Mais « depuis 2022, il y a une multiplication des couvre-feux, notamment concernant les mineurs », note Marie-Odile Diemer, et de façon « beaucoup plus ponctuelle en métropole » que dans les Outre-mer, « où les considérations économiques et sociales sont différentes et les violences apparaissent beaucoup plus graves car assimilées à l'ensemble du territoire ». Les dégâts qui en résultent, les armes utilisées, le risque latent servent pour motiver le prolongement.
« Le couvre-feu n'est pas à rejeter par principe à condition qu'il soit proportionné, évidemment, et surtout, qu'il soit accompagné des moyens de le faire respecter », commente Olivier Nicolas, premier secrétaire de la fédération socialiste de Guadeloupe. La proportionnalité est justement ce qu'examine le juge administratif quand il est saisi, comme cela a été le cas aux Antilles, mais pas en Nouvelle-Calédonie depuis mi-mai. Charge à lui d'apprécier la finalité de la mesure, l'atteinte aux biens publics et aux personnes, etc.
En la matière, la jurisprudence est « impressionniste, c'est vraiment du cas par cas », résume Roseline Letteron, professeur de droit public à la Sorbonne, selon qui le caractère insuffisant des forces de police dans un territoire donné est un élément dans l'appréciation de la proportionnalité de la mesure. Plus encore dans les territoires d'Outre-mer. « Le couvre-feu sans les moyens de le faire respecter, c'est quasiment la liberté donnée à nos délinquants d'agir », estime Olivier Nicolas, voyant dans l'embrasement actuel le signe « qu'il faut autre chose ». « La population est contrainte, mais les solutions aux problèmes ne sont pas là pour autant ».
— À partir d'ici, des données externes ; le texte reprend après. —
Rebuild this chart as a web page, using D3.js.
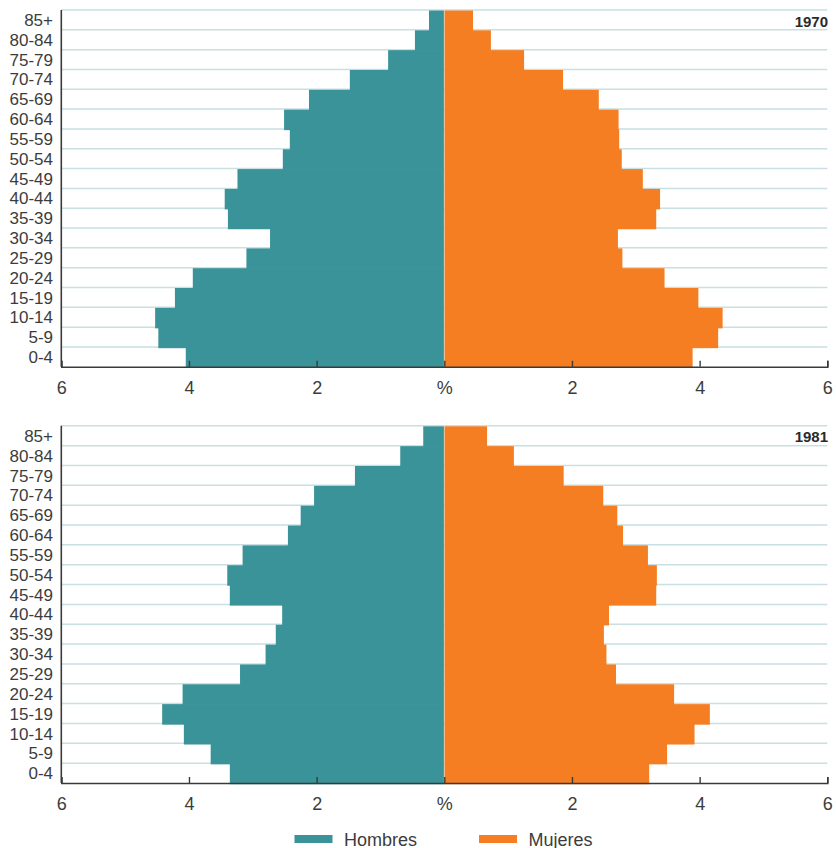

« Le couvre-feu à lui tout seul ne règle pas le problème » et « on a aussi besoin de renforts de sécurité, de moyens d'investigation au quotidien », renchérit le maire de Fort-de-France. « Quand le couvre-feu nocturne dure, c'est problématique. Il y a un impact sur l'activité économique, tout ce qui est restauration, concerts » mais aussi « loisirs et activités sportives », décrit Didier Laguerre, ce pourquoi notamment le couvre-feu en vigueur dans sa ville a été aménagé pour débuter plus tardivement, avant d'être levé le 5 novembre.
« Si les couvre-feux peuvent être très ponctuels, ils sont répétés du fait que des problèmes ne sont pas réglés », estime Marie-Odile Diemer, selon qui cette mesure est activée « automatiquement, comme un parapluie », et « cache tout ce qui n'est pas fait, notamment les mesures de prévention et d'éducation ».